• TASK DESCRIPTION:
Repeat the lines below exactly as they appear, but leave out the images.

-- Begin GIVEN ENTRIES --

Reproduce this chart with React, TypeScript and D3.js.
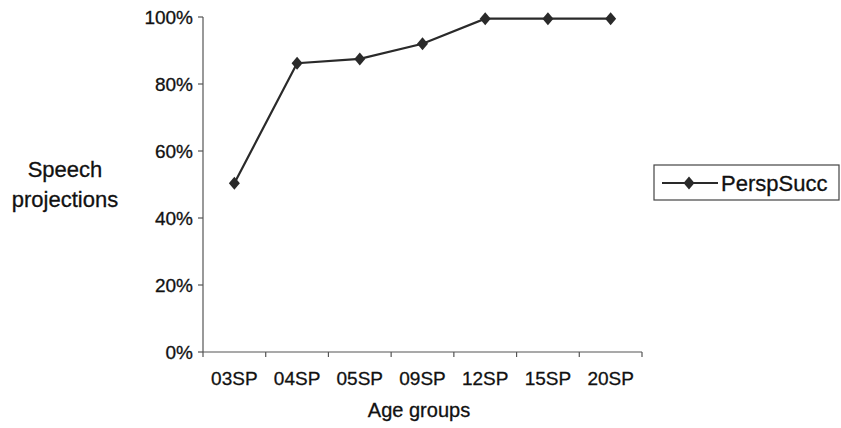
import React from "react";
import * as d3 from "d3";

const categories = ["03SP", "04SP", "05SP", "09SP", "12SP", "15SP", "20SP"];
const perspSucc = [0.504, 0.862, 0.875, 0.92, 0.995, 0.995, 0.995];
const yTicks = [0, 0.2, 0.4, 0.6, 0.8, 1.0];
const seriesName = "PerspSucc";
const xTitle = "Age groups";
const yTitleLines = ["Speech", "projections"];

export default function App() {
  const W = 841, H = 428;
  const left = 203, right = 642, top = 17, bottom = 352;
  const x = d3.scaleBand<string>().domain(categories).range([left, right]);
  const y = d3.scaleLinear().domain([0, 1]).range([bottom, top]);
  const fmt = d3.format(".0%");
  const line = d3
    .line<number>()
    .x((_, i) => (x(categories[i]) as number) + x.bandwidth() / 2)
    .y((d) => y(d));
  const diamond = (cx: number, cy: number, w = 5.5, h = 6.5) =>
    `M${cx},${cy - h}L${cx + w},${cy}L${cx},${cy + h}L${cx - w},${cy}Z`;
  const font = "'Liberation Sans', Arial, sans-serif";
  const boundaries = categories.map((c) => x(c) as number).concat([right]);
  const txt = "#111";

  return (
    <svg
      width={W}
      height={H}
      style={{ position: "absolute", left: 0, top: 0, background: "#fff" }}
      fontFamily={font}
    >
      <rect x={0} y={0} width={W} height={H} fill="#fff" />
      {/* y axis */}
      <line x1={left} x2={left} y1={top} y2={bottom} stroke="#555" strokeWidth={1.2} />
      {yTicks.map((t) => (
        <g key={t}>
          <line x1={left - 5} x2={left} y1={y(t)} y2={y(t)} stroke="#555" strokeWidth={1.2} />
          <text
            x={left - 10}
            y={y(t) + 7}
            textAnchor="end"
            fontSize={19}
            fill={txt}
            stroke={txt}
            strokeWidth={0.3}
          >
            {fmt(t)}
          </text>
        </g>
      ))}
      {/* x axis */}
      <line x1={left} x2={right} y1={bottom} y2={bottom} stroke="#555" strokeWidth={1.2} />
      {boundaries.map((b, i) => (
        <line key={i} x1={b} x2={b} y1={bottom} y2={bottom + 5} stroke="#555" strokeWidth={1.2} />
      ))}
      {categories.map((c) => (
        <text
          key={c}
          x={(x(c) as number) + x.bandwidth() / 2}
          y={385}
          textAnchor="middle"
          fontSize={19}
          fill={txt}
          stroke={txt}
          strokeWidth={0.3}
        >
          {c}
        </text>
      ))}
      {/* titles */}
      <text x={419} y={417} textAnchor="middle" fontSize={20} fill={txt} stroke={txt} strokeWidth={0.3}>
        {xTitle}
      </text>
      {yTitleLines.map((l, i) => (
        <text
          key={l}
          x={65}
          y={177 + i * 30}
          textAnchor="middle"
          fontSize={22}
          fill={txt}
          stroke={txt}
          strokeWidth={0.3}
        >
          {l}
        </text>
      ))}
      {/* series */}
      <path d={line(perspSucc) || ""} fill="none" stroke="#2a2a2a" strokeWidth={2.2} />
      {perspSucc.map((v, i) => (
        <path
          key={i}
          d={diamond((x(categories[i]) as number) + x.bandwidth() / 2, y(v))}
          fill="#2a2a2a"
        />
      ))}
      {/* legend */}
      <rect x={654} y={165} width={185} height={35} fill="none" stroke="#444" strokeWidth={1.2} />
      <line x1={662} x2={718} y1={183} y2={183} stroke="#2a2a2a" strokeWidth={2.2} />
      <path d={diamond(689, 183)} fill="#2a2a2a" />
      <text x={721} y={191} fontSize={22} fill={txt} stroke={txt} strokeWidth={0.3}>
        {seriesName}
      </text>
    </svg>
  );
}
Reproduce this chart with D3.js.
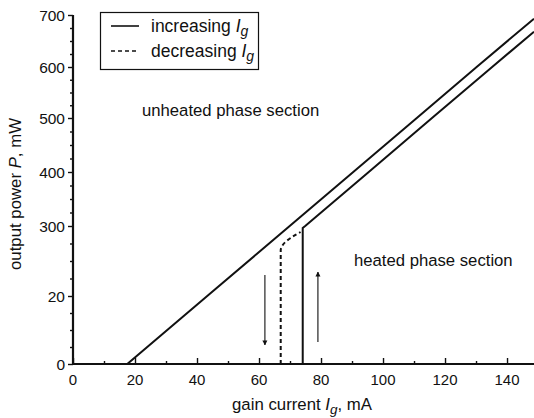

-- End GIVEN ENTRIES --

• EXERCISE SOLUTION:
Reproduce this chart with React, TypeScript and D3.js.
import React from "react";
import * as d3 from "d3";

const categories = ["03SP", "04SP", "05SP", "09SP", "12SP", "15SP", "20SP"];
const perspSucc = [0.504, 0.862, 0.875, 0.92, 0.995, 0.995, 0.995];
const yTicks = [0, 0.2, 0.4, 0.6, 0.8, 1.0];
const seriesName = "PerspSucc";
const xTitle = "Age groups";
const yTitleLines = ["Speech", "projections"];

export default function App() {
  const W = 841, H = 428;
  const left = 203, right = 642, top = 17, bottom = 352;
  const x = d3.scaleBand<string>().domain(categories).range([left, right]);
  const y = d3.scaleLinear().domain([0, 1]).range([bottom, top]);
  const fmt = d3.format(".0%");
  const line = d3
    .line<number>()
    .x((_, i) => (x(categories[i]) as number) + x.bandwidth() / 2)
    .y((d) => y(d));
  const diamond = (cx: number, cy: number, w = 5.5, h = 6.5) =>
    `M${cx},${cy - h}L${cx + w},${cy}L${cx},${cy + h}L${cx - w},${cy}Z`;
  const font = "'Liberation Sans', Arial, sans-serif";
  const boundaries = categories.map((c) => x(c) as number).concat([right]);
  const txt = "#111";

  return (
    <svg
      width={W}
      height={H}
      style={{ position: "absolute", left: 0, top: 0, background: "#fff" }}
      fontFamily={font}
    >
      <rect x={0} y={0} width={W} height={H} fill="#fff" />
      {/* y axis */}
      <line x1={left} x2={left} y1={top} y2={bottom} stroke="#555" strokeWidth={1.2} />
      {yTicks.map((t) => (
        <g key={t}>
          <line x1={left - 5} x2={left} y1={y(t)} y2={y(t)} stroke="#555" strokeWidth={1.2} />
          <text
            x={left - 10}
            y={y(t) + 7}
            textAnchor="end"
            fontSize={19}
            fill={txt}
            stroke={txt}
            strokeWidth={0.3}
          >
            {fmt(t)}
          </text>
        </g>
      ))}
      {/* x axis */}
      <line x1={left} x2={right} y1={bottom} y2={bottom} stroke="#555" strokeWidth={1.2} />
      {boundaries.map((b, i) => (
        <line key={i} x1={b} x2={b} y1={bottom} y2={bottom + 5} stroke="#555" strokeWidth={1.2} />
      ))}
      {categories.map((c) => (
        <text
          key={c}
          x={(x(c) as number) + x.bandwidth() / 2}
          y={385}
          textAnchor="middle"
          fontSize={19}
          fill={txt}
          stroke={txt}
          strokeWidth={0.3}
        >
          {c}
        </text>
      ))}
      {/* titles */}
      <text x={419} y={417} textAnchor="middle" fontSize={20} fill={txt} stroke={txt} strokeWidth={0.3}>
        {xTitle}
      </text>
      {yTitleLines.map((l, i) => (
        <text
          key={l}
          x={65}
          y={177 + i * 30}
          textAnchor="middle"
          fontSize={22}
          fill={txt}
          stroke={txt}
          strokeWidth={0.3}
        >
          {l}
        </text>
      ))}
      {/* series */}
      <path d={line(perspSucc) || ""} fill="none" stroke="#2a2a2a" strokeWidth={2.2} />
      {perspSucc.map((v, i) => (
        <path
          key={i}
          d={diamond((x(categories[i]) as number) + x.bandwidth() / 2, y(v))}
          fill="#2a2a2a"
        />
      ))}
      {/* legend */}
      <rect x={654} y={165} width={185} height={35} fill="none" stroke="#444" strokeWidth={1.2} />
      <line x1={662} x2={718} y1={183} y2={183} stroke="#2a2a2a" strokeWidth={2.2} />
      <path d={diamond(689, 183)} fill="#2a2a2a" />
      <text x={721} y={191} fontSize={22} fill={txt} stroke={txt} strokeWidth={0.3}>
        {seriesName}
      </text>
    </svg>
  );
}
Reproduce this chart with D3.js.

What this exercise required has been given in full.